— Your objective —
Copy the lines of the data below exactly, starting at the first and stopping after the line that contains "Chart.defaults.color = INK;"; include no pictures.

— Information shown —
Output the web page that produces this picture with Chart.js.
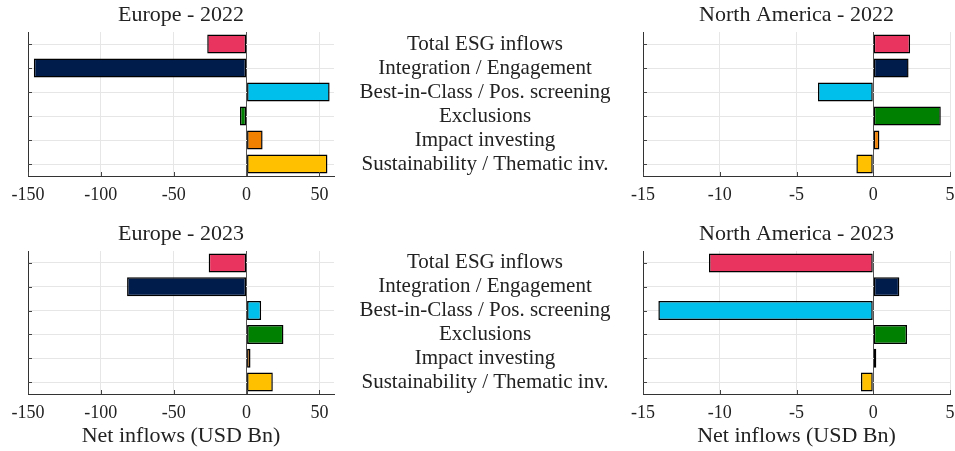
<!DOCTYPE html>
<html>
<head>
<meta charset="utf-8">
<script src="https://cdn.jsdelivr.net/npm/chart.js@4"></script>
<style>
  html, body { margin: 0; padding: 0; background: #fff; }
  #wrap { position: relative; width: 955px; height: 451px; }
  #wrap canvas { position: absolute; left: 0; top: 0; }
</style>
</head>
<body>
<div id="wrap">
  <canvas id="eu22" width="955" height="451"></canvas>
  <canvas id="na22" width="955" height="451"></canvas>
  <canvas id="eu23" width="955" height="451"></canvas>
  <canvas id="na23" width="955" height="451"></canvas>
</div>
<script>
// Strategy categories (top to bottom) and their bar colours
const categories = [
  'Total ESG inflows',
  'Integration / Engagement',
  'Best-in-Class / Pos. screening',
  'Exclusions',
  'Impact investing',
  'Sustainability / Thematic inv.'
];
const categoryColors = ['#E8345E', '#001C4B', '#00BFEA', '#008000', '#F08000', '#FFC000'];

// Net inflows, USD Bn
const europe2022 = [-27, -146, 57, -4.5, 11, 55.5];
const europe2023 = [-26, -82, 10, 25.3, 2.7, 18];
const northAmerica2022 = [2.4, 2.3, -3.6, 4.4, 0.4, -1.1];
const northAmerica2023 = [-10.7, 1.7, -14.0, 2.2, 0.2, -0.8];

// Value axes
const europeTicks = [-150, -100, -50, 0, 50];
const europeRange = [-150, 60];
const northAmericaTicks = [-15, -10, -5, 0, 5];
const northAmericaRange = [-15, 5];

const FONT = '"Liberation Serif", "Times New Roman", serif';
const INK = '#222';
const LABEL_SIZE = 21;
Chart.defaults.font.family = FONT;
Chart.defaults.color = INK;

// Small inward tick marks plus the panel heading
const panelDecor = {
  id: 'panelDecor',
  afterDatasetsDraw(chart, args, opts) {
    const { ctx, chartArea: a, scales } = chart;
    ctx.save();
    ctx.strokeStyle = '#444';
    ctx.lineWidth = 1;
    ctx.beginPath();
    scales.y.ticks.forEach((t, i) => {
      const y = Math.round(scales.y.getPixelForTick(i)) + 0.5;
      ctx.moveTo(a.left, y); ctx.lineTo(a.left + 4, y);
    });
    scales.x.ticks.forEach((t, i) => {
      const x = Math.round(scales.x.getPixelForTick(i)) + 0.5;
      ctx.moveTo(x, a.bottom); ctx.lineTo(x, a.bottom - 4);
    });
    ctx.stroke();
    ctx.fillStyle = INK;
    ctx.font = '22px ' + FONT;
    ctx.textAlign = 'center';
    ctx.textBaseline = 'alphabetic';
    ctx.fillText(opts.text, (a.left + a.right) / 2, a.top - 11);
    ctx.restore();
  }
};

// Width of the widest category label, used to centre the label column
const measureCtx = document.createElement('canvas').getContext('2d');
measureCtx.font = LABEL_SIZE + 'px ' + FONT;
const widestLabel = Math.max(...categories.map(c => measureCtx.measureText(c).width));
const LABEL_CENTER = 485;

function makePanel(id, title, values, ticks, range, box, showLabels, showAxisTitle) {
  const yW = showLabels ? 313 : 0;
  const xH = showAxisTitle ? 55 : 40;
  const labelPad = box.left - LABEL_CENTER - widestLabel / 2;
  return new Chart(document.getElementById(id), {
    type: 'bar',
    data: {
      labels: categories,
      datasets: [{
        data: values,
        backgroundColor: categoryColors,
        borderColor: '#000',
        borderWidth: 1.5,
        borderSkipped: false,
        categoryPercentage: 0.8,
        barPercentage: 1.0
      }]
    },
    options: {
      indexAxis: 'y',
      responsive: false,
      animation: false,
      devicePixelRatio: 1,
      layout: {
        padding: {
          left: box.left - yW,
          top: box.top,
          right: 955 - box.right,
          bottom: 451 - box.bottom - xH
        }
      },
      plugins: {
        legend: { display: false },
        tooltip: { enabled: false },
        panelDecor: { text: title }
      },
      scales: {
        x: {
          type: 'linear',
          min: range[0],
          max: range[1],
          afterBuildTicks: s => { s.ticks = ticks.map(v => ({ value: v })); },
          grid: {
            color: c => (c.tick && c.tick.value === 0) ? '#555' : '#e6e6e6',
            drawTicks: false
          },
          border: { color: '#333', width: 1 },
          ticks: {
            padding: 8,
            font: { size: 18 },
            color: INK,
            maxRotation: 0,
            autoSkip: false,
            callback: v => String(v)
          },
          title: {
            display: showAxisTitle,
            text: 'Net inflows (USD Bn)',
            font: { size: 22 },
            color: INK,
            padding: { top: 0, bottom: 0 }
          },
          afterFit: s => { s.height = xH; s.paddingLeft = 0; s.paddingRight = 0; }
        },
        y: {
          type: 'category',
          offset: true,
          grid: { offset: false, color: '#e6e6e6', drawTicks: false },
          border: { color: '#333', width: 1 },
          ticks: {
            display: showLabels,
            crossAlign: 'center',
            padding: labelPad,
            font: { size: LABEL_SIZE },
            color: INK,
            autoSkip: false
          },
          afterFit: s => { s.width = yW; s.paddingTop = 0; s.paddingBottom = 0; }
        }
      }
    },
    plugins: [panelDecor]
  });
}

makePanel('eu22', 'Europe - 2022', europe2022, europeTicks, europeRange,
  { left: 28, top: 32, right: 334, bottom: 176 }, false, false);
makePanel('na22', 'North America - 2022', northAmerica2022, northAmericaTicks, northAmericaRange,
  { left: 643, top: 32, right: 950, bottom: 176 }, true, false);
makePanel('eu23', 'Europe - 2023', europe2023, europeTicks, europeRange,
  { left: 28, top: 251, right: 334, bottom: 394 }, false, true);
makePanel('na23', 'North America - 2023', northAmerica2023, northAmericaTicks, northAmericaRange,
  { left: 643, top: 251, right: 950, bottom: 394 }, true, true);
</script>
</body>
</html>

— The solution —
Output the web page that produces this picture with Chart.js.
<!DOCTYPE html>
<html>
<head>
<meta charset="utf-8">
<script src="https://cdn.jsdelivr.net/npm/chart.js@4"></script>
<style>
  html, body { margin: 0; padding: 0; background: #fff; }
  #wrap { position: relative; width: 955px; height: 451px; }
  #wrap canvas { position: absolute; left: 0; top: 0; }
</style>
</head>
<body>
<div id="wrap">
  <canvas id="eu22" width="955" height="451"></canvas>
  <canvas id="na22" width="955" height="451"></canvas>
  <canvas id="eu23" width="955" height="451"></canvas>
  <canvas id="na23" width="955" height="451"></canvas>
</div>
<script>
// Strategy categories (top to bottom) and their bar colours
const categories = [
  'Total ESG inflows',
  'Integration / Engagement',
  'Best-in-Class / Pos. screening',
  'Exclusions',
  'Impact investing',
  'Sustainability / Thematic inv.'
];
const categoryColors = ['#E8345E', '#001C4B', '#00BFEA', '#008000', '#F08000', '#FFC000'];

// Net inflows, USD Bn
const europe2022 = [-27, -146, 57, -4.5, 11, 55.5];
const europe2023 = [-26, -82, 10, 25.3, 2.7, 18];
const northAmerica2022 = [2.4, 2.3, -3.6, 4.4, 0.4, -1.1];
const northAmerica2023 = [-10.7, 1.7, -14.0, 2.2, 0.2, -0.8];

// Value axes
const europeTicks = [-150, -100, -50, 0, 50];
const europeRange = [-150, 60];
const northAmericaTicks = [-15, -10, -5, 0, 5];
const northAmericaRange = [-15, 5];

const FONT = '"Liberation Serif", "Times New Roman", serif';
const INK = '#222';
const LABEL_SIZE = 21;
Chart.defaults.font.family = FONT;
Chart.defaults.color = INK;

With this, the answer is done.